Due to that delay, her initial opportunity had since been occupied by someone else. She found another opportunity working as a seamstress assistant. She built out and proved her skills many times over, until she became fairly well known.

In 1816, she became well known for creating the wedding gown of Princess Caroline in her wedding to Charles-Ferdinand de Bourbon. She met and married the English merchant, James Power, in 1818 and the couple moved to Sicily and settled in Messina where they lived for about 25 years.

Foray into science 
It was after moving to Sicily where Jeannette Villepreux-Power took an interest in continuing her education. She began to study geology, archeology, and natural history; in particular she made physical observations and experiments on marine and terrestrial animals. She wanted to inventory the island's ecosystem and did so during frequent walks around the city. As she traveled, she would document and collect samples which were later compiled and published in Itinerario della Sicilia riguardante tutti i rami di storia naturale e parecchi di antichità che essa contiene and Guida per la Sicilia.

Villepreux-Power then began to more intently study cephalopods and other marine life and was in need of a vessel that would allow her better access to observation over time of the same marine animals.

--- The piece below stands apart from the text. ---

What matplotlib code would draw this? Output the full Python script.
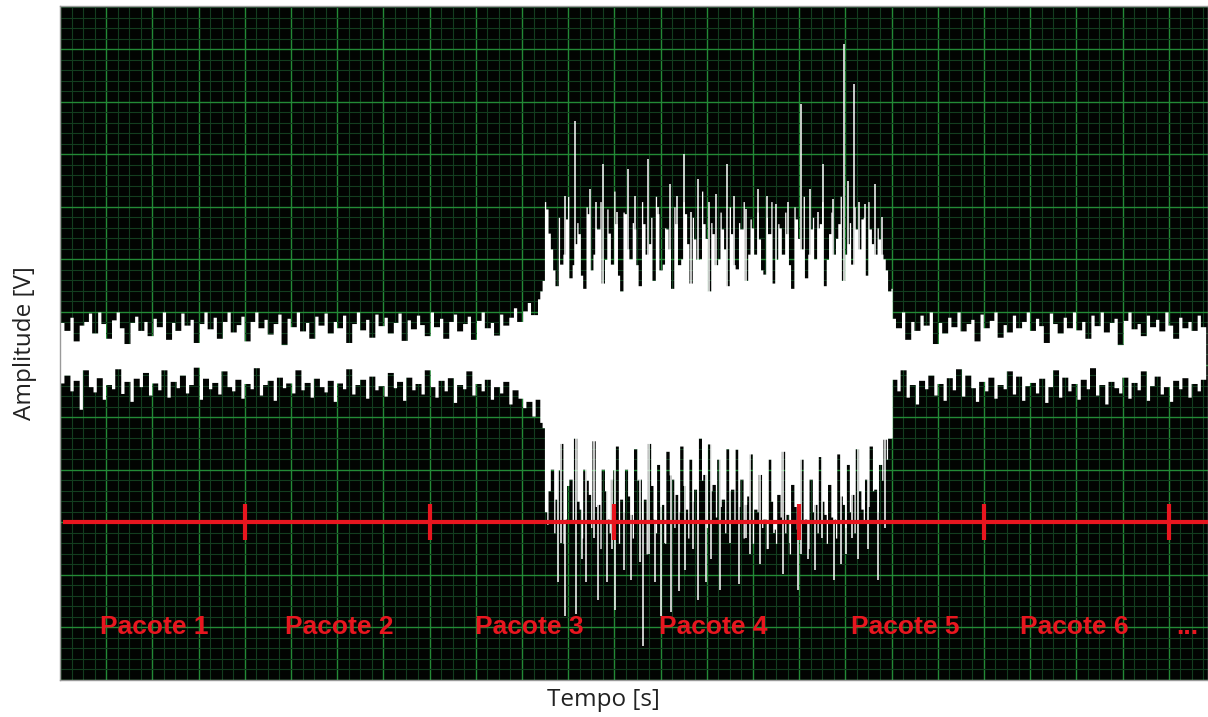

While land animals could be observed somewhat easily, marine life was distinctly harder to examine. As such, she worked to develop a glass enclosure, ultimately developing three working models to study live marine life in and out of the water. The first was the aquarium as we know it today; the second glass surrounded by a case that was submerged in the ocean; the third an anchored cage also to be submerged in the ocean for larger marine life like mollusks.

In 1834, a professor, Carmelo Maravigna, wrote in the Giornale Letterario dell’Accademia Gioenia di Catania that Villepreux-Power should be credited with the invention of the aquarium and systematic application of it to the study of marine life. She created three types of aquarium: a glass aquarium for her study, a submersible glass one in a cage, and a cage for larger molluscs that would anchor at sea. Her first book was published in 1839 describing her experiments, called Observations et expériences physiques sur plusieurs animaux marins et terrestres.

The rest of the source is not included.